February 2015

First release of Campy.NET

Posted on February 13, 2015February 14, 2015 by kaby76

The first release build of Campy.NET, v0.01.0000, has been uploaded to campynet.codeplex.com. To install, download the file, unzip, then execute setup.exe. Campy only works on Windows 8 or 10, and you will need to install Visual Studio Express for Windows Desktop. (Note, VS Professional or Ultimate will also work.) You won’t need to set the CAMPYNETROOT environmental variable mentioned previously, nor download ILSpy or Uncrustify, since these are now installed by the setup program.
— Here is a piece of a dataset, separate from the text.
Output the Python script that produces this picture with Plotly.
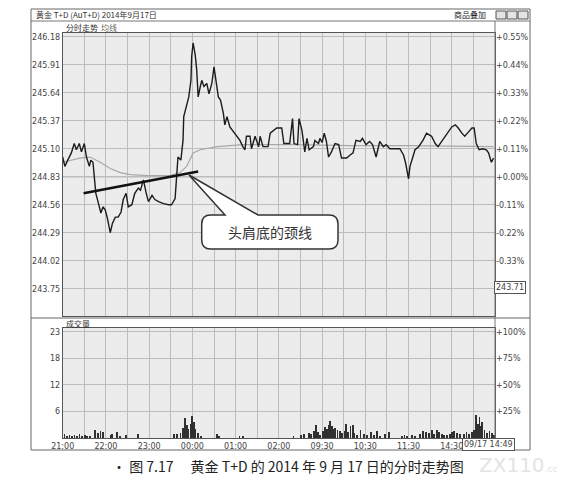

This release is built with debugging.

To run the code, create a small “Hello World” program, e.g.:

using System;
using System.Collections.Generic;
using System.Linq;
using System.Text;
using System.Threading.Tasks;
using Campy;
using Campy.Types;

namespace ConsoleApplication10
{
    class Program
    {
        static void Main(string[] args)
        {
            int size = 10;
            int[] data = new int[size];
            for (int i = 0; i < size; ++i) data[i] = 2 * i;
            Extent e = new Extent(size);
            Array_View<int> d = new Array_View<int>(ref data);
            AMP.Parallel_For_Each(d.Extent, (Index idx) =>
            {
                int j = idx[0];
                d[j] = size - j;
            });
            d.Synchronize();
            for (int i = 0; i < size; ++i)
            {
                System.Console.WriteLine(data[i]);
            }
        }
    }
}

Then, in the Solution Explorer, add references to all the DLLs in the Campy.NET installation directory. Finally, build and run the program. Please note: Campy compiles on the fly as the program executes. If you previously built and ran your program, then make changes, Campy will need to rebuild the GPU code. Your program will stop, and prompt you to restart your program in order for Campy to finish rebuilding the GPU code.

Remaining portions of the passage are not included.